[START]

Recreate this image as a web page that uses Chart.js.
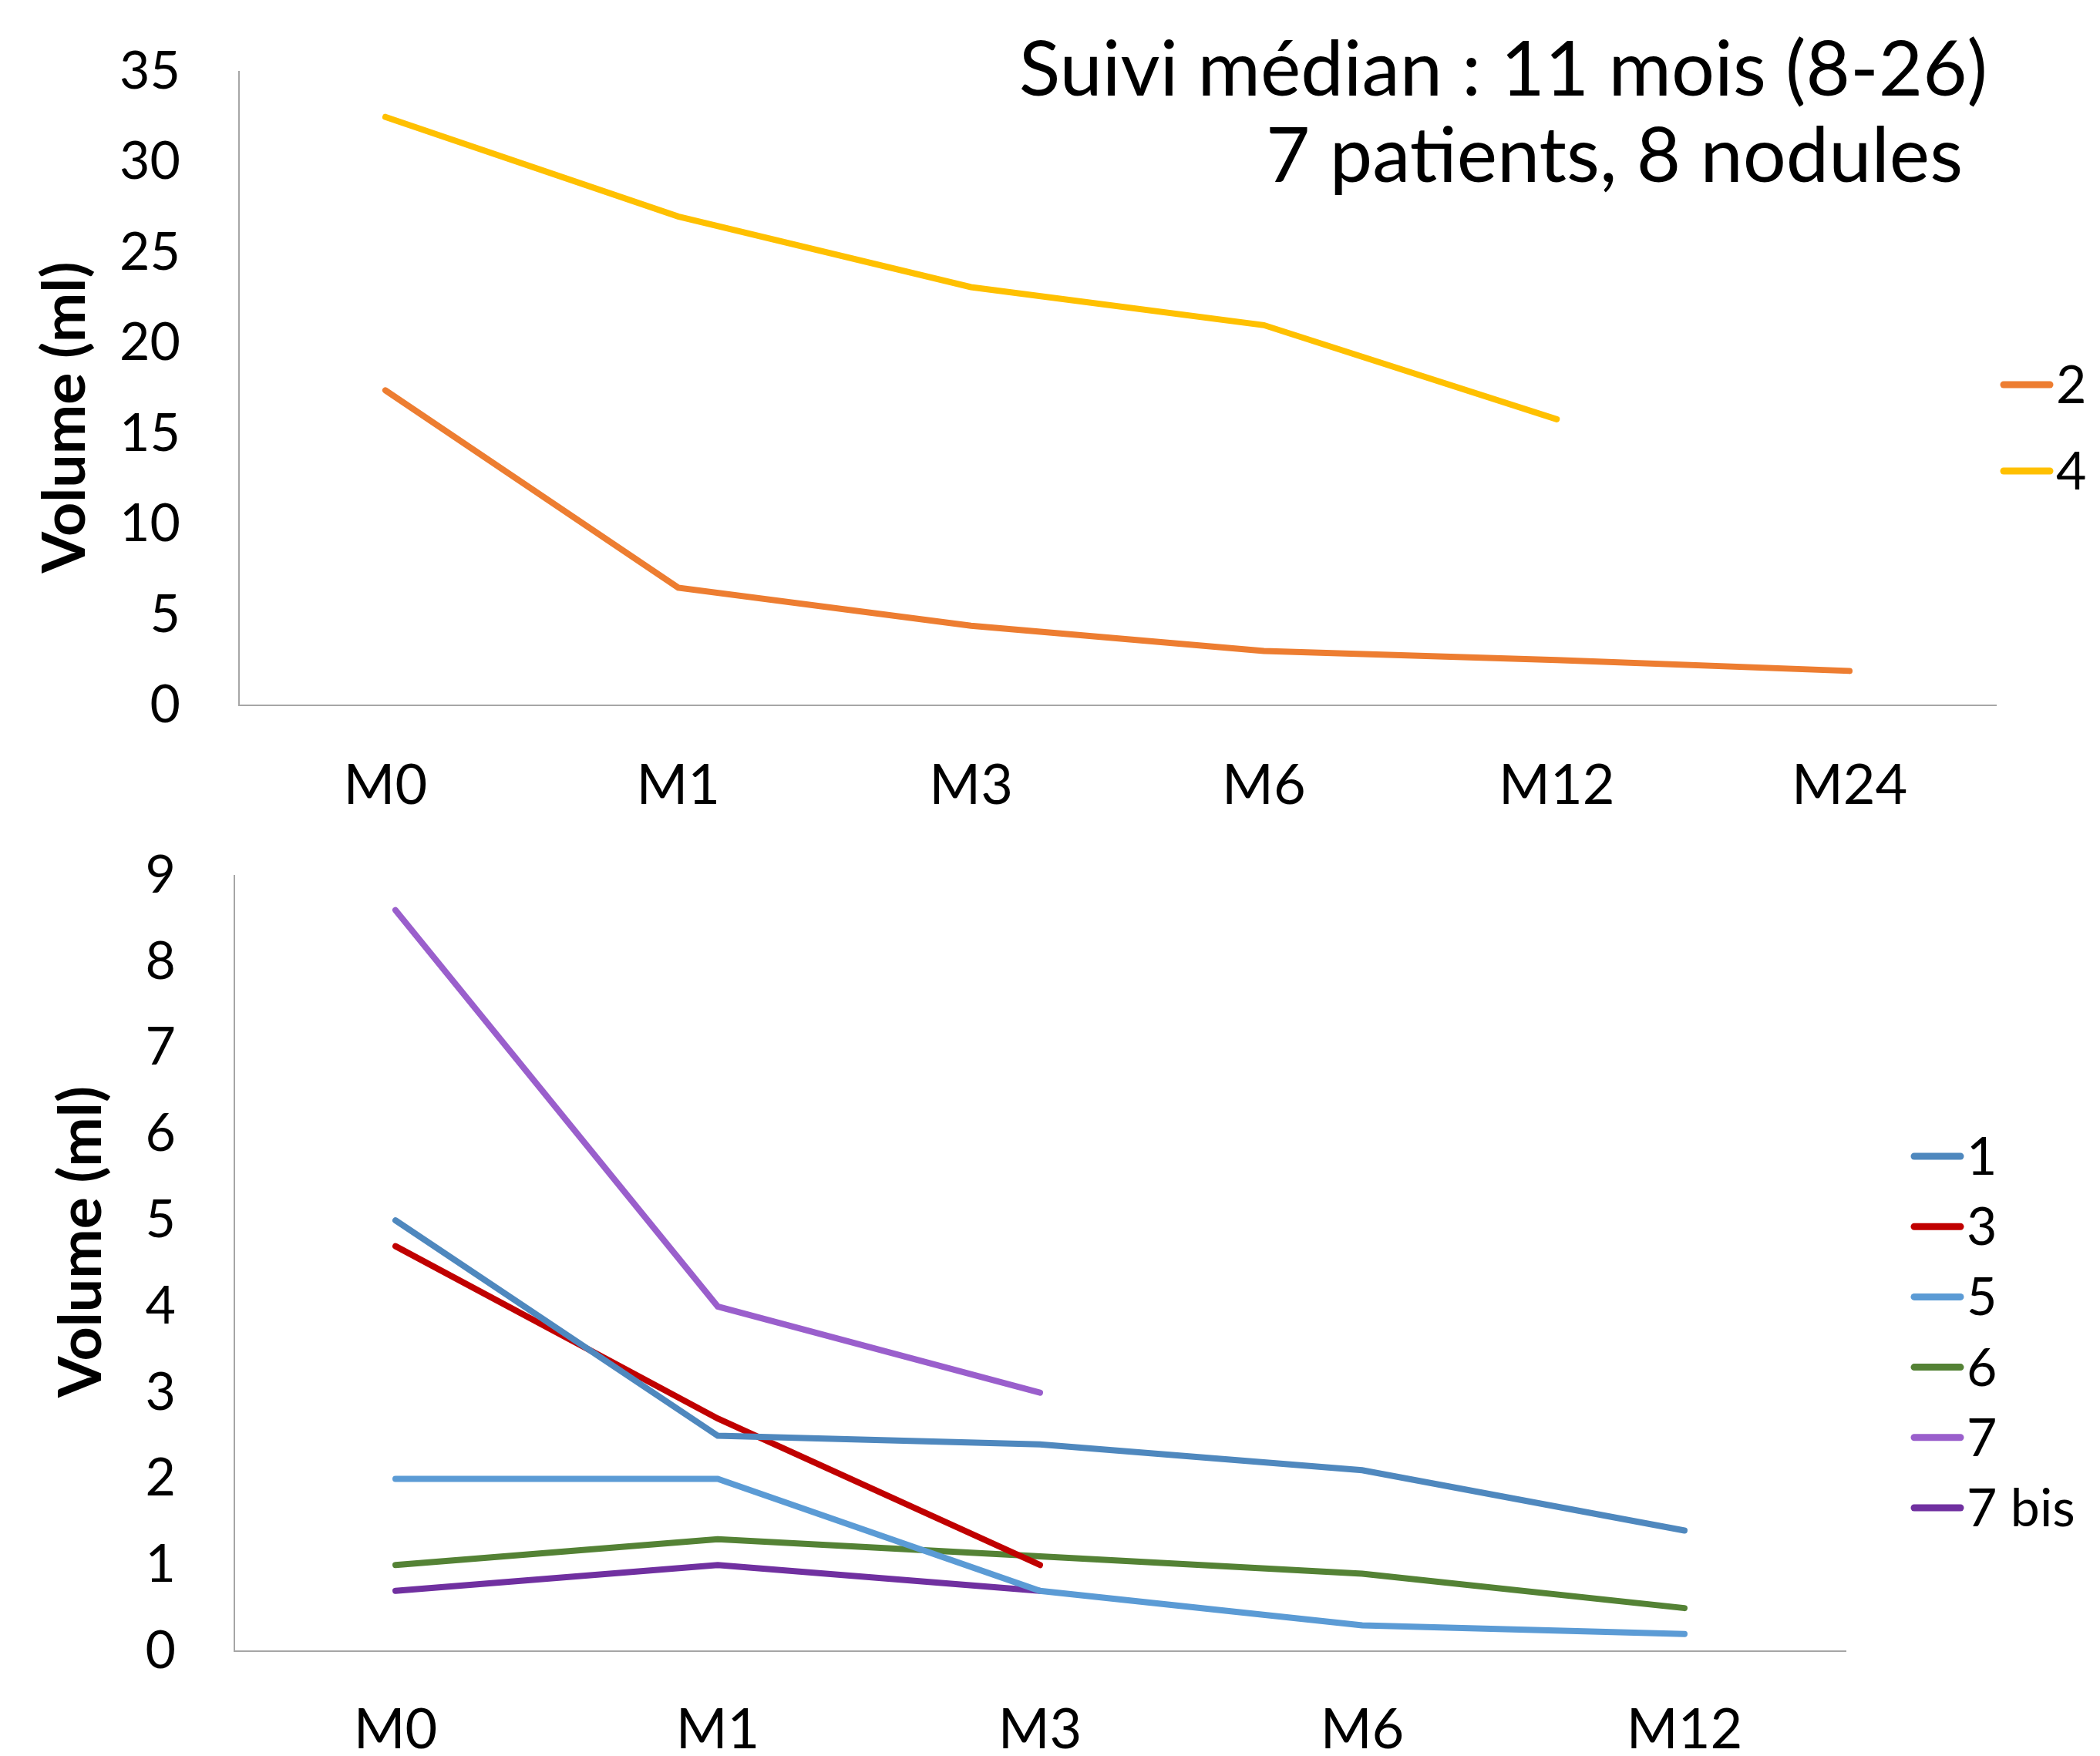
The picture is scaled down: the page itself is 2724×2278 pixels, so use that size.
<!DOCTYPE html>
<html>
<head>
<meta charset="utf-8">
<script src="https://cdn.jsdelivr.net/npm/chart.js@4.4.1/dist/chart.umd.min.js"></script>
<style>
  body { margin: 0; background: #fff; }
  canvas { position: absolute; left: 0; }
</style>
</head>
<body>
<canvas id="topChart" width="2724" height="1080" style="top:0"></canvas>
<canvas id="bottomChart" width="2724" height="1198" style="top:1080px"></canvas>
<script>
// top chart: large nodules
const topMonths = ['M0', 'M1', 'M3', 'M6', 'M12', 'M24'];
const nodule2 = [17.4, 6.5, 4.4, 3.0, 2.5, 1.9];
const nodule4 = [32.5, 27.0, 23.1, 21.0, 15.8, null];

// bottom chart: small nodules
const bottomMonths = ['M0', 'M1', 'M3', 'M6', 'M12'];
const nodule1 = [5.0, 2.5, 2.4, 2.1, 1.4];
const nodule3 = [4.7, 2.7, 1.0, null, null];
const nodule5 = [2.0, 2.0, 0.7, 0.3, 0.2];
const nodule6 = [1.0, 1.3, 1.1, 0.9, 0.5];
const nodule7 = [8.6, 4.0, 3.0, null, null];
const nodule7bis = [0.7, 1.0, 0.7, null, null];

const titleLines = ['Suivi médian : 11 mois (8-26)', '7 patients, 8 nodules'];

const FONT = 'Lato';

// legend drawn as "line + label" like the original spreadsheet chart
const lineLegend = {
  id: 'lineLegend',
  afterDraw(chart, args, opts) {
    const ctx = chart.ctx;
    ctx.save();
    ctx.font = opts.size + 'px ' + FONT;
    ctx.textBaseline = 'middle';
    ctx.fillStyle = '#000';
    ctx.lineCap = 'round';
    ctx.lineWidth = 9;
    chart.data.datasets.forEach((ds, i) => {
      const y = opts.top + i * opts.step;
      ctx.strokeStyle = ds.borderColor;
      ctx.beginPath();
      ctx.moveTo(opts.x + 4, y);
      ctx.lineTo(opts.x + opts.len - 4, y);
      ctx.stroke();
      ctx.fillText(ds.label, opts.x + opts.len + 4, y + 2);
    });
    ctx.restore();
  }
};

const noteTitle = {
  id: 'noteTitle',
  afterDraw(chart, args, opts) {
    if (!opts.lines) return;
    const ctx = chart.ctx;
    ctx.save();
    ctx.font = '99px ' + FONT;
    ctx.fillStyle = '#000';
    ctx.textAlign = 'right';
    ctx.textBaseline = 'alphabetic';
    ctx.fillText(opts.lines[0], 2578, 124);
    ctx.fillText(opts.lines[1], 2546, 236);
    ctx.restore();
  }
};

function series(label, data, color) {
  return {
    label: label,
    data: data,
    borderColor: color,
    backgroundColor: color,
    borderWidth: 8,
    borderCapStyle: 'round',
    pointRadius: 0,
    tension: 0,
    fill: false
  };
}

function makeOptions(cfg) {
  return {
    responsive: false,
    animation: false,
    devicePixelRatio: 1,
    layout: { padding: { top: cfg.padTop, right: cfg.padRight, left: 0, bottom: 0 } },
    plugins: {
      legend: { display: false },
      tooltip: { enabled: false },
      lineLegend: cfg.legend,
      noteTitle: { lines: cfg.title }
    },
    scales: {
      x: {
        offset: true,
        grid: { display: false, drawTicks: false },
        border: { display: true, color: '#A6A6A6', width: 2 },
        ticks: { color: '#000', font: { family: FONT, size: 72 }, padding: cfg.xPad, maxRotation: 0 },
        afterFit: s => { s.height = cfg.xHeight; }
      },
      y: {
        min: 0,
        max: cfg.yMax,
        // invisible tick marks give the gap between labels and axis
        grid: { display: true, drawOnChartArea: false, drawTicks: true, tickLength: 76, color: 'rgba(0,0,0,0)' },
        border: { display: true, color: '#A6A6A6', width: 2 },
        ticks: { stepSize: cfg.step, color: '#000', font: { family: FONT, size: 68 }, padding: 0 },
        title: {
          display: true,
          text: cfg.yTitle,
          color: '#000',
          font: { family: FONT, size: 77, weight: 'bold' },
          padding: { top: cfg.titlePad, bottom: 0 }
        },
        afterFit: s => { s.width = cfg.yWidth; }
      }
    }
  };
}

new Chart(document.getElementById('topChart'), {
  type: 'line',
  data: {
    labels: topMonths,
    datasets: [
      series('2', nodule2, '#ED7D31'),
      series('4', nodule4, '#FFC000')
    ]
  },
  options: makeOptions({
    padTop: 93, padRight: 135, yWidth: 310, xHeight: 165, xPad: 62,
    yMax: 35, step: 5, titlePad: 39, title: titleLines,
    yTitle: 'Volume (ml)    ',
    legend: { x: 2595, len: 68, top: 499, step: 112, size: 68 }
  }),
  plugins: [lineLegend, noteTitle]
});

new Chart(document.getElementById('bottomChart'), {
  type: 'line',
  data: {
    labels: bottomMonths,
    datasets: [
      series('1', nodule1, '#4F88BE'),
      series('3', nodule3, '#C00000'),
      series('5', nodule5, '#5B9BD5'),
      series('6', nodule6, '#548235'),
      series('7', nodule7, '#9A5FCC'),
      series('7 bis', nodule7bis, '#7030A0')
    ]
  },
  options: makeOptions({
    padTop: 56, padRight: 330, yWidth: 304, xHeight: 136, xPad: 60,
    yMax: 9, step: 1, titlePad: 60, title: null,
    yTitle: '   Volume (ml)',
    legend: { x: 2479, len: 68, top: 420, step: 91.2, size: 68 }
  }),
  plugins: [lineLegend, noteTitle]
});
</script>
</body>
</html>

[END]

* STATED EXERCISE: Gather up every line in the data above that contains the word "size", copying each one.

* OUTPUT OF THE TASK:
The picture is scaled down: the page itself is 2724×2278 pixels, so use that size.
    ctx.font = opts.size + 'px ' + FONT;
        ticks: { color: '#000', font: { family: FONT, size: 72 }, padding: cfg.xPad, maxRotation: 0 },
        ticks: { stepSize: cfg.step, color: '#000', font: { family: FONT, size: 68 }, padding: 0 },
          font: { family: FONT, size: 77, weight: 'bold' },
    legend: { x: 2595, len: 68, top: 499, step: 112, size: 68 }
    legend: { x: 2479, len: 68, top: 420, step: 91.2, size: 68 }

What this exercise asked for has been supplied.